Это был богословский и церковный характер, каких мало, в великолепном древнем значении слова. Он был цельный человек, защитник одной идеи, и в этом отношении односторонний, но односторонний в лучшем смысле — как можно сказать о большинстве великих людей, охваченных одной могущественной и емкой мыслью и подчиняющих ей все остальное. Так Павел жил и трудился ради Христа распятого, Григорий VII — ради римской иерархии, Лютер — ради учения об оправдании верой, Кальвин — ради идеи о всевышней благодати Божьей. Страстью и жизненным делом Афанасия была защита Божественности Христа, которую он справедливо полагал краеугольным камнем здания христианской веры и без которой он не мог представить себе искупления. Ради этой истины он тратил все свое время и силы; ради этого он страдал от низложения и двадцать лет провел в ссылке; ради этого он в любой момент был рад пролить свою кровь. За то, что он защищал эту истину, его сильно ненавидели, сильно любили, всегда уважали или боялись. В непоколебимом убеждении, что вверенные Богом права и защита Божья на его стороне, он никогда не взывал к светским властям по внутрицерковным вопросам и не превращался в имперского придворного, как часто делали его антагонисты.
Он непоколебимо стоял против ариан, потому что верил: они угрожают самой сути христианства, и позволял себе самые решительные и самые презрительные термины. Он называет их политеистами, атеистами, иудеями, фарисеями, саддукеями, иродианами, лазутчиками, худшими гонителями, чем язычники, лжецами, псами, волками, антихристами и бесами. Но он ограничивался духовным оружием и никогда, в отличие от его преемника Кирилла сто лет спустя, не рекомендовал и не использовал силовые методы. Он страдал от гонений, но не преследовал других; он держался той истины, что ортодоксия должна распространять веру убеждением, а не насаждать ее силой.
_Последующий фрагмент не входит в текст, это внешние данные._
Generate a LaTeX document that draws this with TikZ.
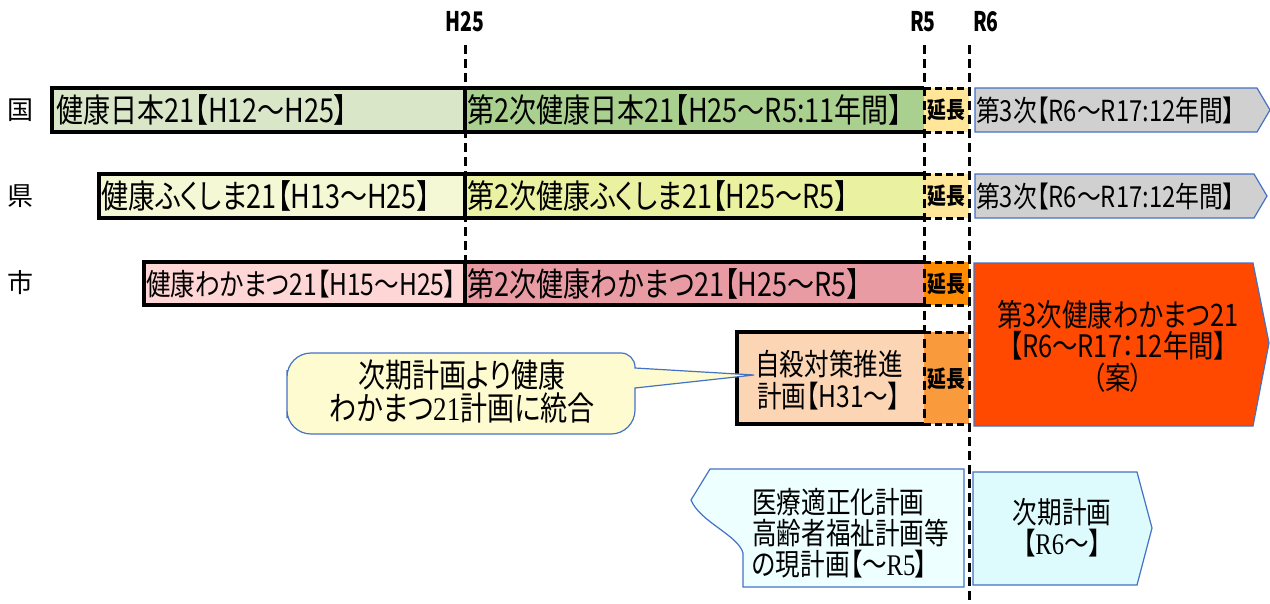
\documentclass[tikz,border=0pt]{standalone}
\usepackage{fontspec}
\setmainfont[RawFeature=+palt]{Noto Sans CJK JP}
\newfontfamily\latinserif{Liberation Serif}
\newcommand{\cnd}[1]{\scalebox{0.82}[1]{#1}}
\definecolor{kAa}{HTML}{D9E6C8}
\definecolor{kAb}{HTML}{A9D08E}
\definecolor{kBa}{HTML}{F5F8D4}
\definecolor{kBb}{HTML}{EAF1A0}
\definecolor{kCa}{HTML}{FFD6D6}
\definecolor{kCb}{HTML}{E99BA3}
\definecolor{extY}{HTML}{FFE699}
\definecolor{extO}{HTML}{FF8A00}
\definecolor{extP}{HTML}{F99B3C}
\definecolor{suic}{HTML}{FCD5B4}
\definecolor{grayA}{HTML}{D0D0D0}
\definecolor{redA}{HTML}{FF4800}
\definecolor{blueB}{HTML}{4472C4}
\definecolor{callY}{HTML}{FFFBD0}
\definecolor{cyanA}{HTML}{EEFFFF}
\definecolor{cyanB}{HTML}{DDFBFD}
\tikzset{
  vdash/.style={line width=3pt, dash pattern=on 9pt off 5pt},
  barline/.style={line width=3.5pt, line join=miter},
  extline/.style={line width=3pt, dash pattern=on 7pt off 4pt},
  thinblue/.style={draw=blueB, line width=1.2pt},
  fbar/.style={font=\fontsize{33}{36}\selectfont, inner sep=0pt},
  fbarS/.style={font=\fontsize{30}{34}\selectfont, inner sep=0pt},
  ftop/.style={font=\fontsize{27}{30}\selectfont\bfseries, inner sep=0pt},
  fext/.style={font=\fontsize{23}{24}\selectfont\bfseries, inner sep=0pt},
}
\begin{document}
\begin{tikzpicture}[x=1pt,y=-1pt]
\useasboundingbox (0,0) rectangle (1270,603);

% top labels
\node[ftop] (lH25) at (465,22) {\scalebox{0.72}[1]{H25}};
\node[ftop] (lR5) at (923,22) {\scalebox{0.72}[1]{R5}};
\node[ftop] (lR6) at (986,22) {\scalebox{0.72}[1]{R6}};

% row labels
\node[font=\fontsize{26}{28}\selectfont, inner sep=0pt] (rowA) at (20,110) {国};
\node[font=\fontsize{26}{28}\selectfont, inner sep=0pt] (rowB) at (20,196) {県};
\node[font=\fontsize{26}{28}\selectfont, inner sep=0pt] (rowC) at (20,283) {市};

% fills row A
\fill[kAa] (52,88) rectangle (465,132);
\fill[kAb] (465,88) rectangle (924,132);
\fill[extY] (924,88) rectangle (969,132);
% row B
\fill[kBa] (99,174) rectangle (465,218);
\fill[kBb] (465,174) rectangle (924,218);
\fill[extY] (924,174) rectangle (969,218);
% row C
\fill[kCa] (144,262) rectangle (465,305);
\fill[kCb] (465,262) rectangle (924,305);
\fill[extO] (924,262) rectangle (969,305);
% suicide plan
\fill[suic] (737,332) rectangle (924,424);
\fill[extP] (924,332) rectangle (969,424);

% vertical dashed lines
\coordinate (h25t) at (465,45); \coordinate (h25b) at (465,305);
\coordinate (r5t) at (924,45); \coordinate (r5b) at (924,424);
\coordinate (r6t) at (969,45); \coordinate (r6b) at (969,603);
\draw[vdash] (h25t) -- (h25b);
\draw[vdash] (r5t) -- (r5b);
\draw[vdash] (r6t) -- (r6b);

% bar borders
\draw[barline] (924,88) -- (52,88) -- (52,132) -- (924,132);
\draw[barline] (465,88) -- (465,132);
\draw[barline] (924,174) -- (99,174) -- (99,218) -- (924,218);
\draw[barline] (465,174) -- (465,218);
\draw[barline] (924,262) -- (144,262) -- (144,305) -- (924,305);
\draw[barline] (465,262) -- (465,305);
\draw[barline] (924,332) -- (737,332) -- (737,424) -- (924,424);
% extension borders
\draw[extline] (924,88) -- (969,88) (924,132) -- (969,132);
\draw[extline] (924,174) -- (969,174) (924,218) -- (969,218);
\draw[extline] (924,262) -- (969,262) (924,305) -- (969,305);
\draw[extline] (924,332) -- (969,332) (924,424) -- (969,424);

% bar texts
\node[fbar, anchor=west] (tA1) at (56,110) {\cnd{健康日本21【H12～H25】}};
\node[fbar, anchor=west] (tA2) at (467,110) {\cnd{第2次健康日本21【H25～R5:11年間】}};
\node[fbar, anchor=west] (tB1) at (101,196) {\cnd{健康ふくしま21【H13～H25】}};
\node[fbar, anchor=west] (tB2) at (467,196) {\cnd{第2次健康ふくしま21【H25～R5】}};
\node[fbarS, anchor=west] (tC1) at (146,284) {\cnd{健康わかまつ21【H15～H25】}};
\node[fbar, anchor=west] (tC2) at (467,284) {\cnd{第2次健康わかまつ21【H25～R5】}};

\node[fext] (eA) at (946.5,110) {\cnd{延長}};
\node[fext] (eB) at (946.5,196) {\cnd{延長}};
\node[fext] (eC) at (946.5,284) {\cnd{延長}};
\node[fext] (eD) at (946.5,379) {\cnd{延長}};

% suicide plan text
\node[font=\fontsize{30}{32}\selectfont, inner sep=0pt, align=center] (suicT) at (829,380) {\cnd{自殺対策推進}\\\cnd{計画【H31～】}};

% grey arrows
\draw[thinblue, fill=grayA] (975,88) -- (1257,88) -- (1270,110) -- (1257,132) -- (975,132) -- cycle;
\draw[thinblue, fill=grayA] (975,174) -- (1254,174) -- (1267,196) -- (1254,218) -- (975,218) -- cycle;
\node[font=\fontsize{29}{30}\selectfont, inner sep=0pt, anchor=west] (gA) at (976,110) {\cnd{第3次【R6～R17:12年間】}};
\node[font=\fontsize{29}{30}\selectfont, inner sep=0pt, anchor=west] (gB) at (976,196) {\cnd{第3次【R6～R17:12年間】}};

% red arrow
\draw[thinblue, fill=redA] (974,263) -- (1253,263) -- (1269,343) -- (1253,426) -- (974,426) -- cycle;
\node[font=\fontsize{31}{31.5}\selectfont, inner sep=0pt, align=center] (redT) at (1118,346) {\cnd{第3次健康わかまつ21}\\\cnd{【R6～R17：12年間】}\\\cnd{（案）}};

% callout
\draw[thinblue, fill=callY] (287,394) [rounded corners=24] -- (287,353) [rounded corners=14] -- (635,353) [sharp corners] -- (635,368) -- (754,375) -- (635,388) [rounded corners=24] -- (635,434) -- (287,434) -- cycle;
\node[font=\fontsize{33}{33}\selectfont, inner sep=0pt, align=center] (callT) at (462,392) {\cnd{次期計画より健康}\\\cnd{わかまつ{\latinserif 21}計画に統合}};

% pentagon (current plans)
\draw[thinblue, fill=cyanA] (710,469) -- (964,469) -- (964,587) -- (743,587) -- (743,553) .. controls (738,535) and (700,522) .. (691,500) -- cycle;
\node[font=\fontsize{30}{31}\selectfont, inner sep=0pt, align=left, anchor=west] (curT) at (752,533) {\cnd{医療適正化計画}\\\cnd{高齢者福祉計画等}\\\cnd{の現計画【～{\latinserif R5}】}};

% next plan arrow
\draw[thinblue, fill=cyanB] (973,472) -- (1137,472) -- (1152,528) -- (1137,585) -- (973,585) -- cycle;
\node[font=\fontsize{30}{31}\selectfont, inner sep=0pt, align=center] (nextT) at (1062,528) {\cnd{次期計画}\\\cnd{【{\latinserif R6}～】}};
\end{tikzpicture}
\end{document}
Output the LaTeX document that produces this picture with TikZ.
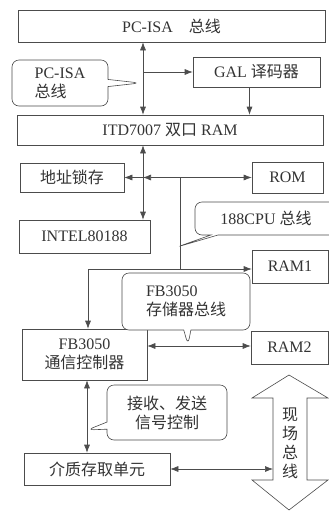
\documentclass[tikz,border=0pt]{standalone}
\usepackage{fontspec}
\setmainfont{Liberation Serif}
\newfontfamily\cjk{Noto Sans CJK SC}
\usepackage{tikz}
\usetikzlibrary{arrows.meta, shapes.callouts}
\tikzset{
  box/.style={draw=black!70, line width=0.6pt, inner sep=1pt, text=black!80,
    font=\fontsize{16}{19}\selectfont},
  bubble/.style={rectangle callout, rounded corners=7pt, draw=black!70, line width=0.6pt,
    fill=white, text=black!80, align=left, font=\fontsize{16}{19}\selectfont},
  link/.style={draw=black!70, line width=0.6pt},
  arrow/.style={link, -{Latex[length=8pt,width=6pt]}},
  dual/.style={link, {Latex[length=8pt,width=6pt]}-{Latex[length=8pt,width=6pt]}}
}

\begin{document}
\begin{tikzpicture}[x=1pt, y=-1pt]
		\useasboundingbox (0,0) rectangle (329,512);
		% 模块
		\node[box, minimum width=307, minimum height=32] (isa) at (171.5,26) {PC-ISA\quad{\cjk 总线}};
		\node[box, minimum width=127, minimum height=30] (gal) at (256.5,72) {GAL {\cjk 译码器}};
		\node[box, minimum width=306, minimum height=30] (itd) at (170,130) {ITD7007 {\cjk 双口} RAM};
		\node[box, minimum width=104, minimum height=29] (latch) at (72,177.5) {\cjk 地址锁存};
		\node[box, minimum width=71, minimum height=31] (rom) at (287.5,177.5) {ROM};
		\node[box, minimum width=131, minimum height=33] (intel) at (84.5,236.5) {INTEL80188};
		\node[box, minimum width=76, minimum height=33] (ram1) at (290,266.5) {RAM1};
		\node[box, minimum width=125, minimum height=51, align=center] (fbc) at (84.5,354.5) {FB3050\\{\cjk 通信控制器}};
		\node[box, minimum width=77, minimum height=33] (ram2) at (289.5,347.5) {RAM2};
		\node[box, minimum width=146, minimum height=32] (media) at (97,469) {\cjk 介质存取单元};
		% 总线节点
		\coordinate (j1) at (143,72);
		\coordinate (j2) at (143,177.5);
		\coordinate (j3) at (180,177.5);
		\coordinate (j4) at (180,269);
		\coordinate (j5) at (88,269);
		\coordinate (j6) at (188,346);
		\coordinate (j7) at (87,430);
		\coordinate (fb) at (273,468);
		% 连线
		\draw[dual] (j1 |- isa.south) -- (j1 |- itd.north);
		\draw[arrow] (j1) -- (gal.west);
		\draw[arrow] ([xshift=-7pt]gal.south) -- ([xshift=-7pt]gal.south |- itd.north);
		\draw[dual] (j2 |- itd.south) -- (j2 |- intel.north);
		\draw[arrow] (j2) -- (latch.east);
		\draw[dual] (j2) -- (rom.west);
		\draw[link] (j3) -- (j4) -- (j5);
		\draw[arrow] (j5) -- (j5 -| ram1.west);
		\draw[arrow] (j5) -- (j5 |- fbc.north);
		\draw[dual] (j6 -| fbc.east) -- (j6 -| ram2.west);
		\draw[dual] (j7 |- fbc.south) -- (j7 |- media.north);
		\draw[dual] (media.east) -- (media.east -| fb);
		% 说明框
		\node[bubble, minimum width=96, minimum height=46, callout absolute pointer={(140,83)}] (c1) at (60,83) {PC-ISA\\{\cjk 总线}};
		\node[bubble, minimum width=142, minimum height=33, callout absolute pointer={(177,247)}] (c2) at (266,218.5) {188CPU {\cjk 总线}};
		\node[bubble, minimum width=128, minimum height=57, callout absolute pointer={(188,345)}] (c3) at (186,301.5) {FB3050\\{\cjk 存储器总线}};
		\node[bubble, minimum width=120, minimum height=55, align=center, callout absolute pointer={(87,430)}] (c4) at (167,412.5) {\cjk 接收、发送\\ \cjk 信号控制};
		% 现场总线
		\draw[link, fill=white] (289,375) -- (328,398) -- (307,398) -- (307,480) -- (328,480)
		  -- (289,510) -- (252,480) -- (273,480) -- (273,398) -- (252,398) -- cycle;
		\node[text=black!80, align=center, font=\cjk\fontsize{16}{19}\selectfont] (fbtext) at (290,443) {现\\场\\总\\线};
	\end{tikzpicture}
\end{document}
К несущественным заблуждениям добрых людей, таких как Маркелл Анкирский, он относился терпимо. Об Оригене он говорит с уважением и с благодарностью за его служение, в то время как Епифаний и даже Иероним получали удовольствие от попыток чернить его память и жечь его кости. К сомнениям в ортодоксии Василия, с которым, кстати, он лично никогда не был знаком, он не прислушивался, но считал его либеральность достойной оправдания снисходительностью к слабым. Когда он был вынужден писать против Аполлинария, которого уважал и любил, он ограничился опровержением его заблуждения, не упоминая его имени. Его больше беспокоили богословские идеи, чем слова и формулы. Он не доходил до упрямой настойчивости даже в отношении богословского шибболета, homoousios, поскольку главным для него была великая истина о сущностной и вечной Божественности Христа. Во время своего последнего появления на публике как председателя Александрийского собора в 362 г. он выступал посредником и примирителем спорящих партий, которые, несмотря на разногласия в использовании слов ousia и hypostasis, были едины в своей вере.